ON AUGUST 14 the UK Department for Transport announced that National Express Group had been selected to operate the InterCity East Coast franchise, which runs to March 31 2015.

From December 9 NEG will take over from GNER, which agreed last December to hand back its 10-year franchise after just 18 months as a result of financial problems at its parent Sea Containers.

Net Present Value of the total premium to be paid by NEG is £1·4bn, compared with £1·3bn for the failed GNER franchise. The premium profile released by DfT shows a steep rise in annual payments once an income protection agreement takes effect after Year 4.

NEG plans to increase capacity to earn additional passenger revenue; there is provision in the new franchise for up to 25 extra services each weekday from December 2010, subject to continuing work with Network Rail and ORR to identify additional paths on the busy East Coast Main Line.
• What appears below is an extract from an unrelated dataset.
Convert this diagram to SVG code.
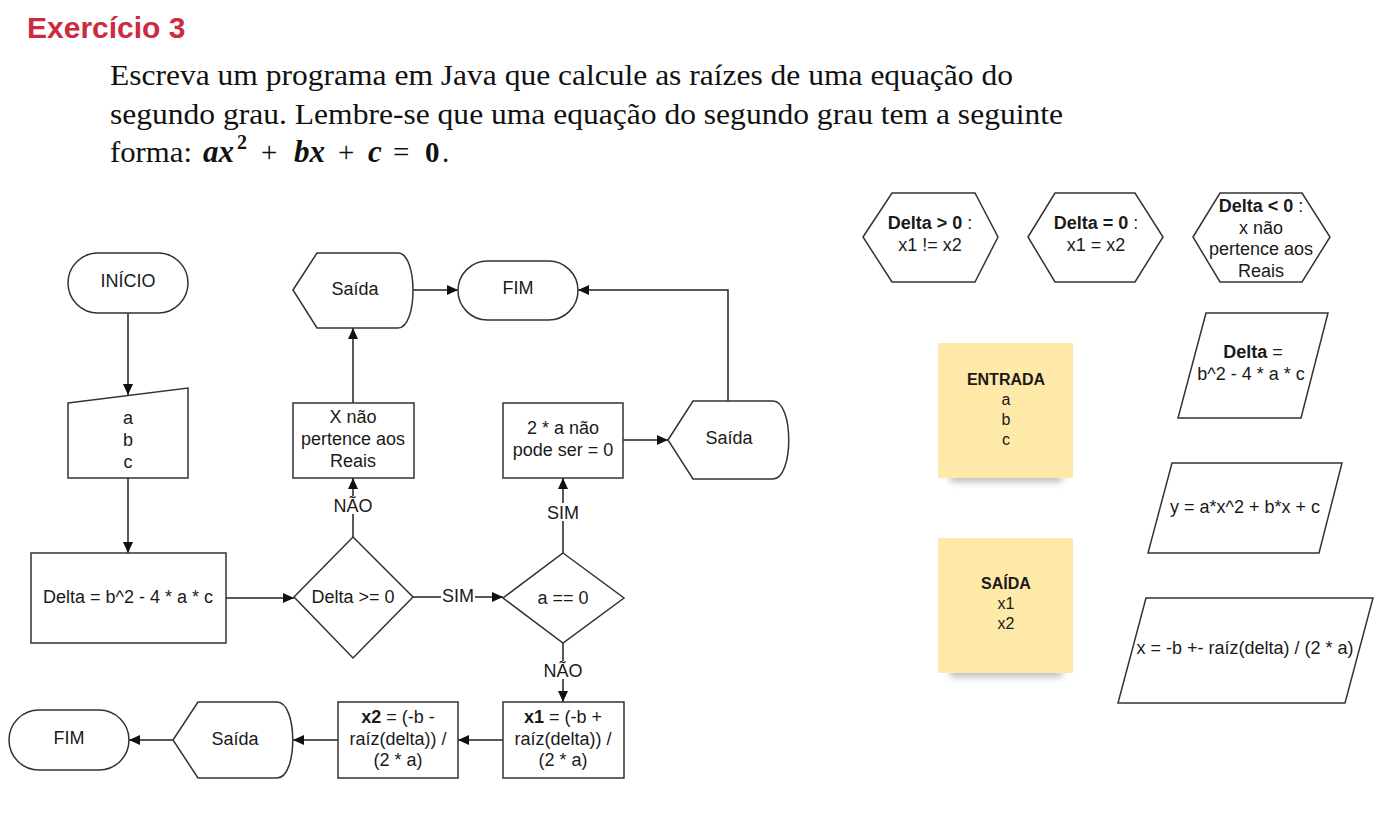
<svg xmlns="http://www.w3.org/2000/svg" width="1386" height="817" viewBox="0 0 1386 817">
<style>
.s{fill:#fff;stroke:#333;stroke-width:1.5}
.t{font-family:"Liberation Sans",Arial,sans-serif;font-size:18px;fill:#1a1a1a;text-anchor:middle}
.n{font-family:"Liberation Sans",Arial,sans-serif;font-size:16px;fill:#1a1a1a;text-anchor:middle}
.c{fill:none;stroke:#222;stroke-width:1.5}
.p{font-family:"Liberation Serif","Times New Roman",serif;font-size:29px;fill:#111}
.m{font-weight:bold;font-style:italic;font-size:31px}
.sticky{fill:#ffe9a8}
.b{font-weight:bold}
</style>
<defs>
<marker id="ah" markerUnits="userSpaceOnUse" markerWidth="12" markerHeight="10" refX="11" refY="5" orient="auto">
<path d="M0,0 L11,5 L0,10 z" fill="#111"/>
</marker>
<filter id="blur" x="-20%" y="-100%" width="140%" height="300%"><feGaussianBlur stdDeviation="3.5"/></filter>
</defs>
<rect width="1386" height="817" fill="#fff"/>
<text x="27" y="38" font-family="'Liberation Sans',Arial,sans-serif" font-size="30" font-weight="bold" fill="#cc2b3d">Exercício 3</text>
<text class="p" x="110" y="85" textLength="903" lengthAdjust="spacingAndGlyphs">Escreva um programa em Java que calcule as raízes de uma equação do</text>
<text class="p" x="110" y="124" textLength="953" lengthAdjust="spacingAndGlyphs">segundo grau. Lembre-se que uma equação do segundo grau tem a seguinte</text>
<text class="p" y="162"><tspan x="110" textLength="82" lengthAdjust="spacingAndGlyphs">forma:</tspan><tspan x="203" class="m">ax</tspan><tspan x="237" y="149" font-size="20" font-weight="bold">2</tspan><tspan x="261" y="162">+</tspan><tspan x="294" class="m">bx</tspan><tspan x="338">+</tspan><tspan x="368" class="m">c</tspan><tspan x="393">=</tspan><tspan x="425" font-weight="bold">0</tspan><tspan x="442">.</tspan></text>

<g id="connectors">
<path class="c" d="M128,313 V395" marker-end="url(#ah)"/>
<path class="c" d="M128,478 V553" marker-end="url(#ah)"/>
<path class="c" d="M226,598 H294" marker-end="url(#ah)"/>
<path class="c" d="M413,597 H503" marker-end="url(#ah)"/>
<path class="c" d="M353,537 V478" marker-end="url(#ah)"/>
<path class="c" d="M353,403 V328" marker-end="url(#ah)"/>
<path class="c" d="M413,290 H458" marker-end="url(#ah)"/>
<path class="c" d="M563,553 V478" marker-end="url(#ah)"/>
<path class="c" d="M623,440 H668" marker-end="url(#ah)"/>
<path class="c" d="M728,401 V290 H578" marker-end="url(#ah)"/>
<path class="c" d="M563,643 V702" marker-end="url(#ah)"/>
<path class="c" d="M503,740 H458" marker-end="url(#ah)"/>
<path class="c" d="M338,740 H293" marker-end="url(#ah)"/>
<path class="c" d="M173,740 H129" marker-end="url(#ah)"/>
<rect x="441" y="588" width="34" height="17" fill="#fff"/>
<text class="t" x="458" y="602">SIM</text>
<rect x="334" y="496" width="38" height="18" fill="#fff"/>
<text class="t" x="353" y="512">NÃO</text>
<rect x="546" y="503" width="34" height="18" fill="#fff"/>
<text class="t" x="563" y="519">SIM</text>
<rect x="544" y="661" width="38" height="18" fill="#fff"/>
<text class="t" x="563" y="677">NÃO</text>
</g>

<g id="inicio"><rect class="s" x="68" y="253" width="120" height="60" rx="30"/><text class="t" x="128" y="287">INÍCIO</text></g>
<g id="entrada-abc"><polygon class="s" points="68,403 188,388 188,478 68,478"/><text class="t" x="128" y="424">a</text><text class="t" x="128" y="446">b</text><text class="t" x="128" y="468">c</text></g>
<g id="calc-delta"><rect class="s" x="31" y="553" width="195" height="90"/><text class="t" x="128" y="603">Delta = b^2 - 4 * a * c</text></g>
<g id="dec-delta"><polygon class="s" points="353,537 413,597 353,658 294,597"/><text class="t" x="353" y="603">Delta &gt;= 0</text></g>
<g id="dec-a"><polygon class="s" points="563,553 624,598 563,643 503,598"/><text class="t" x="563" y="604">a == 0</text></g>
<g id="x-nao-reais"><rect class="s" x="293" y="403" width="121" height="75"/><text class="t" x="353" y="423">X não</text><text class="t" x="353" y="445">pertence aos</text><text class="t" x="353" y="467">Reais</text></g>
<g id="saida-top"><path class="s" d="M293,290 L317,253 L398,253 C418,253 418,328 398,328 L317,328 Z"/><text class="t" x="355" y="295">Saída</text></g>
<g id="fim-top"><rect class="s" x="458" y="261" width="120" height="59" rx="29.5"/><text class="t" x="518" y="294">FIM</text></g>
<g id="a-zero"><rect class="s" x="503" y="403" width="120" height="75"/><text class="t" x="563" y="434">2 * a não</text><text class="t" x="563" y="456">pode ser = 0</text></g>
<g id="saida-right"><path class="s" d="M668,440 L693,401 L773,401 C794,401 794,479 773,479 L693,479 Z"/><text class="t" x="729" y="444">Saída</text></g>
<g id="x1"><rect class="s" x="503" y="702" width="121" height="76"/><text class="t" x="563" y="723"><tspan class="b">x1</tspan> = (-b +</text><text class="t" x="563" y="745">raíz(delta)) /</text><text class="t" x="563" y="766">(2 * a)</text></g>
<g id="x2"><rect class="s" x="338" y="702" width="120" height="76"/><text class="t" x="398" y="723"><tspan class="b">x2</tspan> = (-b -</text><text class="t" x="398" y="745">raíz(delta)) /</text><text class="t" x="398" y="766">(2 * a)</text></g>
<g id="saida-bottom"><path class="s" d="M173,740 L198,702 L277,702 C298,702 298,778 277,778 L198,778 Z"/><text class="t" x="235" y="745">Saída</text></g>
<g id="fim-bottom"><rect class="s" x="9" y="710" width="120" height="60" rx="30"/><text class="t" x="69" y="744">FIM</text></g>

<g id="hex-pos"><polygon class="s" points="863,237 892,193 975,193 998,237 975,282 892,282"/><text class="t" x="930" y="229"><tspan class="b">Delta &gt; 0</tspan> :</text><text class="t" x="930" y="251">x1 != x2</text></g>
<g id="hex-zero"><polygon class="s" points="1028,237 1055,193 1135,193 1163,237 1135,282 1055,282"/><text class="t" x="1096" y="229"><tspan class="b">Delta = 0</tspan> :</text><text class="t" x="1096" y="251">x1 = x2</text></g>
<g id="hex-neg"><polygon class="s" points="1193,237 1220,193 1302,193 1330,237 1302,282 1220,282"/><text class="t" x="1261" y="212"><tspan class="b">Delta &lt; 0</tspan> :</text><text class="t" x="1261" y="234">x não</text><text class="t" x="1261" y="255">pertence aos</text><text class="t" x="1261" y="277">Reais</text></g>

<g id="note-entrada"><rect x="950" y="470" width="112" height="12" fill="#888" opacity="0.55" filter="url(#blur)"/><rect class="sticky" x="938" y="343" width="135" height="135"/><text class="n" x="1006" y="385"><tspan class="b">ENTRADA</tspan></text><text class="n" x="1006" y="405">a</text><text class="n" x="1006" y="425">b</text><text class="n" x="1006" y="445">c</text></g>
<g id="note-saida"><rect x="950" y="665" width="112" height="12" fill="#888" opacity="0.55" filter="url(#blur)"/><rect class="sticky" x="938" y="538" width="135" height="135"/><text class="n" x="1006" y="589"><tspan class="b">SAÍDA</tspan></text><text class="n" x="1006" y="609">x1</text><text class="n" x="1006" y="629">x2</text></g>

<g id="par-delta"><polygon class="s" points="1206,313 1328,313 1301,418 1178,418"/><text class="t" x="1253" y="358"><tspan class="b">Delta</tspan> =</text><text class="t" x="1251" y="380">b^2 - 4 * a * c</text></g>
<g id="par-y"><polygon class="s" points="1172,463 1342,463 1319,553 1148,553"/><text class="t" x="1245" y="513">y = a*x^2 + b*x + c</text></g>
<g id="par-x"><polygon class="s" points="1146,598 1373,598 1345,703 1118,703"/><text class="t" x="1245" y="654">x = -b +- raíz(delta) / (2 * a)</text></g>
</svg>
Up to 40 extra coaches will be added to the ICEC fleet, by reinstating stored Mk III vehicles made redundant by the arrival of the Virgin Pendolinos on the West Coast Main Line.

New services will include a direct London – Lincoln train at two-hourly intervals and a two-hourly London – York semi-fast service, allowing long-distance trains to be accelerated by reducing intermediate stops. The fastest journey times from London will be cut to 2 h for Leeds and 1 h 45 min for York, while more services will cover London – Edinburgh in 4 h 20 min.